Luego, una vez dentro del panteón, cada vez que te enfoque el ojo de la cámara sabrás sacar a relucir el gesto adecuado para la ocasión: de nerviosismo, de tranquilidad, de ironía, de excitación, incluso de tristeza, joder, que al final todo esto va de emocionar al espectador con lágrimas de cocodrilo. Egos domésticos que se proyectan en egos televisados, por medio de mil millones de pantallas.
Sabrás aplaudir en pie, con convicción y un cierto aire incendiado, cuando se haga alguna reivindicación social. Sois vosotros, los ricos, quienes debéis velar por los intereses de nosotros, los pobres del mundo. Todo para camuflar la única verdadera emoción que se respira en el teatro: una ambición insaciable que abunda por doquier. Aunque nadie nunca esté dispuesto a decírtelo.
Un sueño cumplido
Un sueño cumplido. Toda tu vida te ha llevado hasta ese instante. Puro voluntarismo. Y aunque sabes que tan solo un segundo después de tocar la cima tu existencia comenzará a precipitarse, el precio de la caída no te importa demasiado. La envidia dejará paso a la indiferencia. Las miradas comenzarán a revelar tu nueva condición: una vieja gloria, una obsoleta pieza de museo, alguien que ya ha hecho todo aquello de lo que era capaz, un nombre pronunciado como una forma verbal expresada en tiempo pretérito. Adiós.
Cuando necesites gafas de sol para poder ocultar las ojeras generadas por el fracaso y el espejo no te devuelva otra cosa que un escupitajo por las mañanas, recuerda desde ese cementerio inimaginable que la única verdadera forma de permanecer en el recuerdo no está en la nominación, ni siquiera en el premio, ni tampoco en pasar de toda la farándula con aires de superioridad artística o parapetado tras la demagogia del rollo pseudointelectual, sino en atizarle una hostia al presentador de la gala en mitad del paripé, a la manera de Will Smith.

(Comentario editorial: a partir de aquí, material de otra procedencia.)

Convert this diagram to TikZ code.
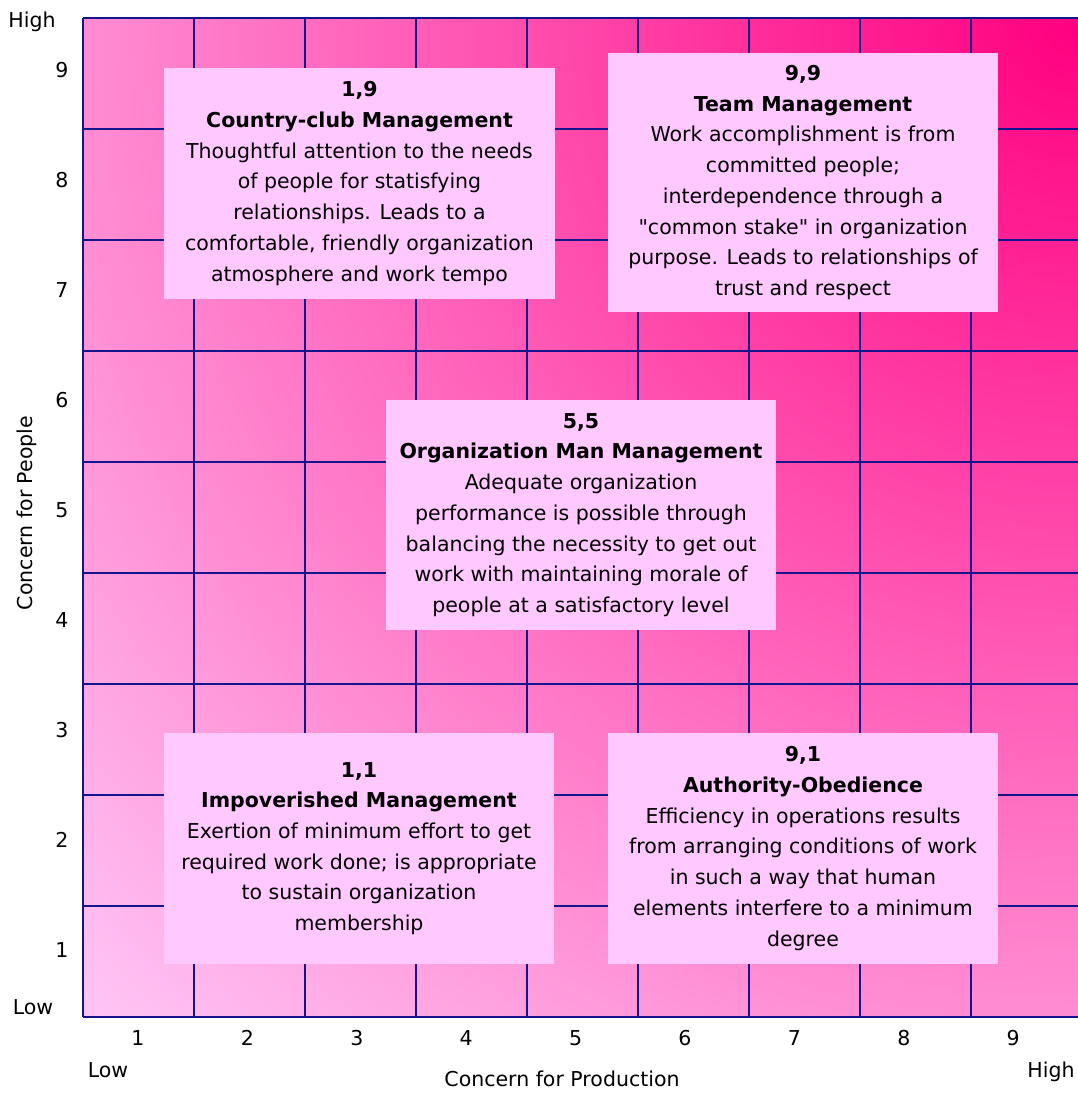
\documentclass[tikz,border=0pt]{standalone}
\usepackage{fontspec}
\setmainfont{DejaVu Sans}[Ligatures=TeXOff]
\definecolor{gridnavy}{RGB}{20,20,140}
\definecolor{hotpink}{RGB}{255,0,128}
\definecolor{palepink}{RGB}{255,198,245}
\definecolor{boxpink}{RGB}{255,200,255}
% radial glow spreading from the high/high corner of the grid
% (the central 50bp square is fitted to the shaded path, so 25bp is its rim)
\pgfdeclareradialshading{gridglow}{\pgfpoint{0bp}{0bp}}{color(0bp)=(hotpink); color(25bp)=(palepink); color(50bp)=(palepink)}

\begin{document}
\begin{tikzpicture}[x=1pt,y=-1pt,
  stylebox/.style={fill=boxpink, inner sep=0pt, align=center,
    font=\fontsize{20.5}{30.7}\selectfont},
  axislabel/.style={font=\fontsize{20.5}{24}\selectfont, inner sep=0pt},
  gridline/.style={draw=gridnavy, line width=1.6pt}]
\useasboundingbox (0,0) rectangle (1078,1093);
\fill[white] (0,0) rectangle (1078,1093);

% shaded background of the grid
\begin{scope}
  \clip (83,17.7) rectangle (1078,1016.7);
  \shade[shading=gridglow] (1078,17.7) circle (1410);
\end{scope}

% grid lines
\foreach \k in {0,...,8}
  \draw[gridline] ({83+111*\k},17.7) -- ({83+111*\k},1016.7);
\foreach \k in {0,...,9}
  \draw[gridline] (83,{17.7+111*\k}) -- (1078,{17.7+111*\k});

% management styles
\node[stylebox, minimum width=391, minimum height=231] (countryclub) at (359.5,183.5)
  {\textbf{1,9}\\\textbf{Country-club Management}\\
   Thoughtful attention to the needs\\of people for statisfying\\
   relationships. Leads to a\\comfortable, friendly organization\\
   atmosphere and work tempo};
\node[stylebox, minimum width=390, minimum height=259] (team) at (803,182.5)
  {\textbf{9,9}\\\textbf{Team Management}\\
   Work accomplishment is from\\committed people;\\
   interdependence through a\\"common stake" in organization\\
   purpose. Leads to relationships of\\trust and respect};
\node[stylebox, minimum width=390, minimum height=230] (orgman) at (581,515)
  {\textbf{5,5}\\\textbf{Organization Man Management}\\
   Adequate organization\\performance is possible through\\
   balancing the necessity to get out\\work with maintaining morale of\\
   people at a satisfactory level};
\node[stylebox, minimum width=390, minimum height=231] (impoverished) at (359,848.5)
  {\textbf{1,1}\\\textbf{Impoverished Management}\\
   Exertion of minimum effort to get\\required work done; is appropriate\\
   to sustain organization\\membership};
\node[stylebox, minimum width=390, minimum height=231] (authority) at (803,848.5)
  {\textbf{9,1}\\\textbf{Authority-Obedience}\\
   Efficiency in operations results\\from arranging conditions of work\\
   in such a way that human\\elements interfere to a minimum\\degree};

% axis scales
\foreach \k in {1,...,9} {
  \node[axislabel] (ytick\k) at (62,{70+(9-\k)*110}) {\k};
  \node[axislabel] (xtick\k) at ({138+109.4*(\k-1)},1038) {\k};
}

% axis ends and titles
\node[axislabel, anchor=base] (yhigh) at (32,27) {High};
\node[axislabel] (ylow) at (33,1007) {Low};
\node[axislabel] (xlow) at (108,1070) {Low};
\node[axislabel, anchor=base] (xhigh) at (1051,1077) {High};
\node[axislabel] (xtitle) at (562,1078.5) {Concern for Production};
\node[axislabel, rotate=90, anchor=base] (ytitle) at (32,513) {Concern for People};
\end{tikzpicture}
\end{document}
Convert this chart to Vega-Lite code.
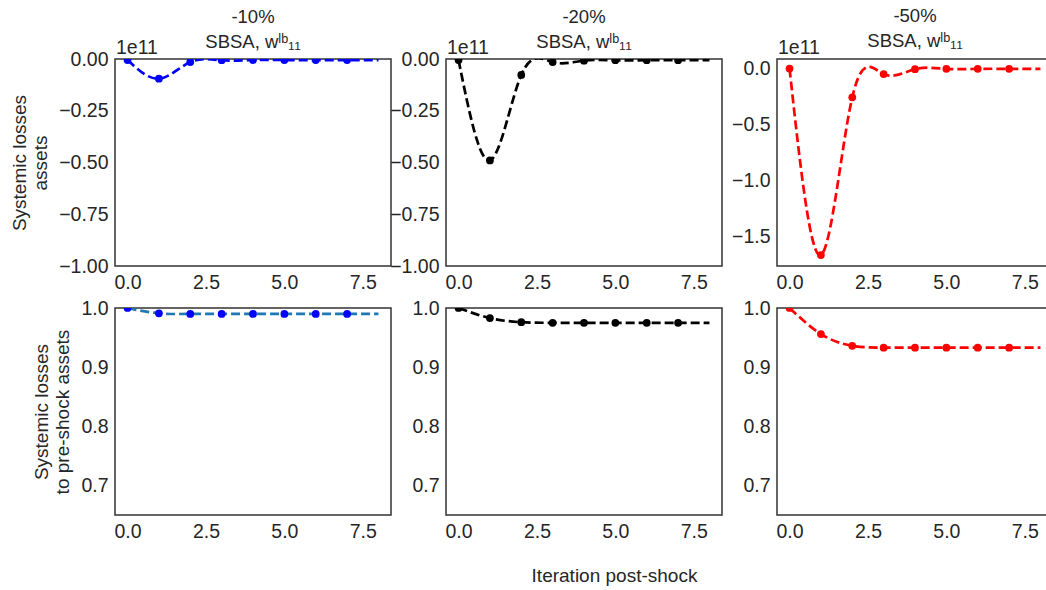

Aunque esa verdad, la puta verdad de la farándula y el negocio, es algo que jamás vas a escuchar, por desgracia para ti, porque en el fondo los premios nos importan a todos un carajo y somos nosotros los que nos divertimos a vuestra cosa fingiendo lo contrario. Y porque una noche al año queremos reírnos un rato a costa de lo más mediocre de este mundo: vuestra asquerosa ambición infantil.